◆ WORK TO DO
All of the lines below are to be transcribed faithfully, with pictures excluded from the copy.

◆ SUPPLIED DATA
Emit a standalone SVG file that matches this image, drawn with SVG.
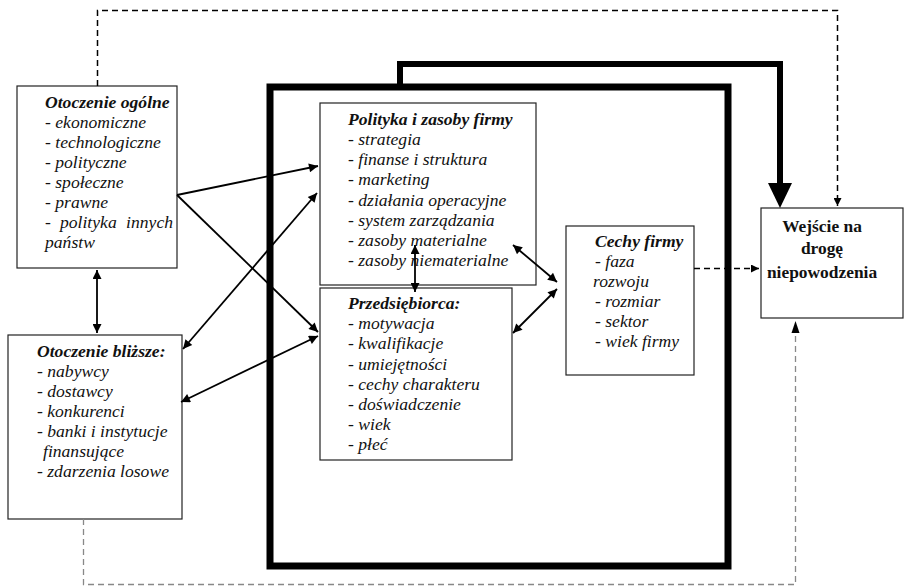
<svg xmlns="http://www.w3.org/2000/svg" width="905" height="587" viewBox="0 0 905 587">
  <defs>
    <marker id="arrow" viewBox="0 0 10 10" refX="10" refY="5" markerWidth="11" markerHeight="9" markerUnits="userSpaceOnUse" orient="auto-start-reverse">
      <path d="M0,0 L10,5 L0,10 Z" fill="#000"/>
    </marker>
    <marker id="arrowSmall" viewBox="0 0 10 10" refX="10" refY="5" markerWidth="9" markerHeight="8" markerUnits="userSpaceOnUse" orient="auto-start-reverse">
      <path d="M0,0 L10,5 L0,10 Z" fill="#000"/>
    </marker>
  </defs>
  <style>
    .box { fill: #fff; stroke: #222; stroke-width: 1.2; }
    .frame { fill: none; stroke: #000; stroke-width: 7; }
    .txt { font-family: "Liberation Serif", "Times New Roman", serif; font-size: 17.6px; font-style: italic; fill: #111; }
    .title { font-weight: bold; }
    .result { font-family: "Liberation Serif", "Times New Roman", serif; font-size: 17.4px; font-weight: bold; fill: #111; text-anchor: middle; }
    .link { fill: none; stroke: #000; stroke-width: 1.8; }
    .dash { fill: none; stroke: #000; stroke-width: 1.5; stroke-dasharray: 6 4; }
    .dashGray { fill: none; stroke: #888; stroke-width: 1.3; stroke-dasharray: 6 4; }
  </style>
  <rect width="905" height="587" fill="#fff"/>

  <!-- firm boundary: heavy frame -->
  <g id="firm-frame">
    <rect class="frame" x="270" y="87" width="458" height="479"/>
  </g>

  <g id="otoczenie-ogolne">
    <rect class="box" x="17" y="86" width="160" height="182"/>
    <text class="txt title" x="45" y="108">Otoczenie ogólne</text>
    <text class="txt" x="45" y="128">- ekonomiczne</text>
    <text class="txt" x="45" y="148">- technologiczne</text>
    <text class="txt" x="45" y="168">- polityczne</text>
    <text class="txt" x="45" y="188">- społeczne</text>
    <text class="txt" x="45" y="208">- prawne</text>
    <text class="txt" x="45" y="228">-</text>
    <text class="txt" x="60" y="228">polityka</text>
    <text class="txt" x="173" y="228" text-anchor="end">innych</text>
    <text class="txt" x="45" y="248">państw</text>
  </g>

  <g id="otoczenie-blizsze">
    <rect class="box" x="8" y="335" width="174" height="184"/>
    <text class="txt title" x="37" y="357">Otoczenie bliższe:</text>
    <text class="txt" x="37" y="377">- nabywcy</text>
    <text class="txt" x="37" y="397">- dostawcy</text>
    <text class="txt" x="37" y="417">- konkurenci</text>
    <text class="txt" x="37" y="437">- banki i instytucje</text>
    <text class="txt" x="43" y="457">finansujące</text>
    <text class="txt" x="37" y="477">- zdarzenia losowe</text>
  </g>

  <g id="polityka-i-zasoby">
    <rect class="box" x="320" y="103" width="216" height="182"/>
    <text class="txt title" x="348" y="125">Polityka i zasoby firmy</text>
    <text class="txt" x="348" y="145">- strategia</text>
    <text class="txt" x="348" y="165">- finanse i struktura</text>
    <text class="txt" x="348" y="185">- marketing</text>
    <text class="txt" x="348" y="206">- działania operacyjne</text>
    <text class="txt" x="348" y="226">- system zarządzania</text>
    <text class="txt" x="348" y="246">- zasoby materialne</text>
    <text class="txt" x="348" y="266">- zasoby niematerialne</text>
  </g>

  <g id="przedsiebiorca">
    <rect class="box" x="320" y="288" width="192" height="172"/>
    <text class="txt title" x="348" y="309">Przedsiębiorca:</text>
    <text class="txt" x="348" y="329">- motywacja</text>
    <text class="txt" x="348" y="349">- kwalifikacje</text>
    <text class="txt" x="348" y="370">- umiejętności</text>
    <text class="txt" x="348" y="390">- cechy charakteru</text>
    <text class="txt" x="348" y="410">- doświadczenie</text>
    <text class="txt" x="348" y="430">- wiek</text>
    <text class="txt" x="348" y="450">- płeć</text>
  </g>

  <g id="cechy-firmy">
    <rect class="box" x="566" y="226" width="128" height="149"/>
    <text class="txt title" x="595" y="247">Cechy firmy</text>
    <text class="txt" x="595" y="267">- faza</text>
    <text class="txt" x="593" y="287">rozwoju</text>
    <text class="txt" x="595" y="307">- rozmiar</text>
    <text class="txt" x="595" y="327">- sektor</text>
    <text class="txt" x="595" y="347">- wiek firmy</text>
  </g>

  <g id="wejscie">
    <rect class="box" x="761" y="208" width="142" height="110"/>
    <text class="result" x="822" y="232">Wejście na</text>
    <text class="result" x="822" y="254">drogę</text>
    <text class="result" x="822" y="278">niepowodzenia</text>
  </g>

  <g id="connectors">
    <!-- heavy connector from the firm frame to the outcome -->
    <path d="M400,85 V64 H780 V185" fill="none" stroke="#000" stroke-width="6"/>
    <polygon points="768,183 792,183 780,208" fill="#000"/>

    <!-- dashed links to the outcome -->
    <path class="dash" d="M97.5,86 V10.5 H837.5 V206" marker-end="url(#arrowSmall)"/>
    <path class="dash" d="M694,268.5 H759" marker-end="url(#arrowSmall)"/>
    <path class="dashGray" d="M83.5,519 V584.5 H795.5 V323"/>
    <polygon points="791.5,333 799.5,333 795.5,321" fill="#000"/>

    <!-- environment links -->
    <line class="link" x1="97" y1="270" x2="97" y2="333" marker-start="url(#arrow)" marker-end="url(#arrow)"/>
    <line class="link" x1="177" y1="195" x2="318" y2="166" marker-end="url(#arrow)"/>
    <line class="link" x1="177" y1="195" x2="318" y2="332" marker-end="url(#arrow)"/>
    <line class="link" x1="183" y1="349" x2="317" y2="193" marker-start="url(#arrow)" marker-end="url(#arrow)"/>
    <line class="link" x1="181" y1="402" x2="318" y2="336" marker-start="url(#arrow)" marker-end="url(#arrow)"/>

    <!-- internal firm links -->
    <line class="link" x1="415" y1="245" x2="415" y2="292" marker-start="url(#arrow)" marker-end="url(#arrow)"/>
    <line class="link" x1="513" y1="245" x2="557" y2="282" marker-start="url(#arrow)" marker-end="url(#arrow)"/>
    <line class="link" x1="513" y1="333" x2="557" y2="289" marker-start="url(#arrow)" marker-end="url(#arrow)"/>
  </g>
</svg>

◆ EXERCISE ANSWER
Emit a standalone SVG file that matches this image, drawn with SVG.
<svg xmlns="http://www.w3.org/2000/svg" width="905" height="587" viewBox="0 0 905 587">
  <defs>
    <marker id="arrow" viewBox="0 0 10 10" refX="10" refY="5" markerWidth="11" markerHeight="9" markerUnits="userSpaceOnUse" orient="auto-start-reverse">
      <path d="M0,0 L10,5 L0,10 Z" fill="#000"/>
    </marker>
    <marker id="arrowSmall" viewBox="0 0 10 10" refX="10" refY="5" markerWidth="9" markerHeight="8" markerUnits="userSpaceOnUse" orient="auto-start-reverse">
      <path d="M0,0 L10,5 L0,10 Z" fill="#000"/>
    </marker>
  </defs>
  <style>
    .box { fill: #fff; stroke: #222; stroke-width: 1.2; }
    .frame { fill: none; stroke: #000; stroke-width: 7; }
    .txt { font-family: "Liberation Serif", "Times New Roman", serif; font-size: 17.6px; font-style: italic; fill: #111; }
    .title { font-weight: bold; }
    .result { font-family: "Liberation Serif", "Times New Roman", serif; font-size: 17.4px; font-weight: bold; fill: #111; text-anchor: middle; }
    .link { fill: none; stroke: #000; stroke-width: 1.8; }
    .dash { fill: none; stroke: #000; stroke-width: 1.5; stroke-dasharray: 6 4; }
    .dashGray { fill: none; stroke: #888; stroke-width: 1.3; stroke-dasharray: 6 4; }
  </style>
  <rect width="905" height="587" fill="#fff"/>

  <!-- firm boundary: heavy frame -->
  <g id="firm-frame">
    <rect class="frame" x="270" y="87" width="458" height="479"/>
  </g>

  <g id="otoczenie-ogolne">
    <rect class="box" x="17" y="86" width="160" height="182"/>
    <text class="txt title" x="45" y="108">Otoczenie ogólne</text>
    <text class="txt" x="45" y="128">- ekonomiczne</text>
    <text class="txt" x="45" y="148">- technologiczne</text>
    <text class="txt" x="45" y="168">- polityczne</text>
    <text class="txt" x="45" y="188">- społeczne</text>
    <text class="txt" x="45" y="208">- prawne</text>
    <text class="txt" x="45" y="228">-</text>
    <text class="txt" x="60" y="228">polityka</text>
    <text class="txt" x="173" y="228" text-anchor="end">innych</text>
    <text class="txt" x="45" y="248">państw</text>
  </g>

  <g id="otoczenie-blizsze">
    <rect class="box" x="8" y="335" width="174" height="184"/>
    <text class="txt title" x="37" y="357">Otoczenie bliższe:</text>
    <text class="txt" x="37" y="377">- nabywcy</text>
    <text class="txt" x="37" y="397">- dostawcy</text>
    <text class="txt" x="37" y="417">- konkurenci</text>
    <text class="txt" x="37" y="437">- banki i instytucje</text>
    <text class="txt" x="43" y="457">finansujące</text>
    <text class="txt" x="37" y="477">- zdarzenia losowe</text>
  </g>

  <g id="polityka-i-zasoby">
    <rect class="box" x="320" y="103" width="216" height="182"/>
    <text class="txt title" x="348" y="125">Polityka i zasoby firmy</text>
    <text class="txt" x="348" y="145">- strategia</text>
    <text class="txt" x="348" y="165">- finanse i struktura</text>
    <text class="txt" x="348" y="185">- marketing</text>
    <text class="txt" x="348" y="206">- działania operacyjne</text>
    <text class="txt" x="348" y="226">- system zarządzania</text>
    <text class="txt" x="348" y="246">- zasoby materialne</text>
    <text class="txt" x="348" y="266">- zasoby niematerialne</text>
  </g>

  <g id="przedsiebiorca">
    <rect class="box" x="320" y="288" width="192" height="172"/>
    <text class="txt title" x="348" y="309">Przedsiębiorca:</text>
    <text class="txt" x="348" y="329">- motywacja</text>
    <text class="txt" x="348" y="349">- kwalifikacje</text>
    <text class="txt" x="348" y="370">- umiejętności</text>
    <text class="txt" x="348" y="390">- cechy charakteru</text>
    <text class="txt" x="348" y="410">- doświadczenie</text>
    <text class="txt" x="348" y="430">- wiek</text>
    <text class="txt" x="348" y="450">- płeć</text>
  </g>

  <g id="cechy-firmy">
    <rect class="box" x="566" y="226" width="128" height="149"/>
    <text class="txt title" x="595" y="247">Cechy firmy</text>
    <text class="txt" x="595" y="267">- faza</text>
    <text class="txt" x="593" y="287">rozwoju</text>
    <text class="txt" x="595" y="307">- rozmiar</text>
    <text class="txt" x="595" y="327">- sektor</text>
    <text class="txt" x="595" y="347">- wiek firmy</text>
  </g>

  <g id="wejscie">
    <rect class="box" x="761" y="208" width="142" height="110"/>
    <text class="result" x="822" y="232">Wejście na</text>
    <text class="result" x="822" y="254">drogę</text>
    <text class="result" x="822" y="278">niepowodzenia</text>
  </g>

  <g id="connectors">
    <!-- heavy connector from the firm frame to the outcome -->
    <path d="M400,85 V64 H780 V185" fill="none" stroke="#000" stroke-width="6"/>
    <polygon points="768,183 792,183 780,208" fill="#000"/>

    <!-- dashed links to the outcome -->
    <path class="dash" d="M97.5,86 V10.5 H837.5 V206" marker-end="url(#arrowSmall)"/>
    <path class="dash" d="M694,268.5 H759" marker-end="url(#arrowSmall)"/>
    <path class="dashGray" d="M83.5,519 V584.5 H795.5 V323"/>
    <polygon points="791.5,333 799.5,333 795.5,321" fill="#000"/>

    <!-- environment links -->
    <line class="link" x1="97" y1="270" x2="97" y2="333" marker-start="url(#arrow)" marker-end="url(#arrow)"/>
    <line class="link" x1="177" y1="195" x2="318" y2="166" marker-end="url(#arrow)"/>
    <line class="link" x1="177" y1="195" x2="318" y2="332" marker-end="url(#arrow)"/>
    <line class="link" x1="183" y1="349" x2="317" y2="193" marker-start="url(#arrow)" marker-end="url(#arrow)"/>
    <line class="link" x1="181" y1="402" x2="318" y2="336" marker-start="url(#arrow)" marker-end="url(#arrow)"/>

    <!-- internal firm links -->
    <line class="link" x1="415" y1="245" x2="415" y2="292" marker-start="url(#arrow)" marker-end="url(#arrow)"/>
    <line class="link" x1="513" y1="245" x2="557" y2="282" marker-start="url(#arrow)" marker-end="url(#arrow)"/>
    <line class="link" x1="513" y1="333" x2="557" y2="289" marker-start="url(#arrow)" marker-end="url(#arrow)"/>
  </g>
</svg>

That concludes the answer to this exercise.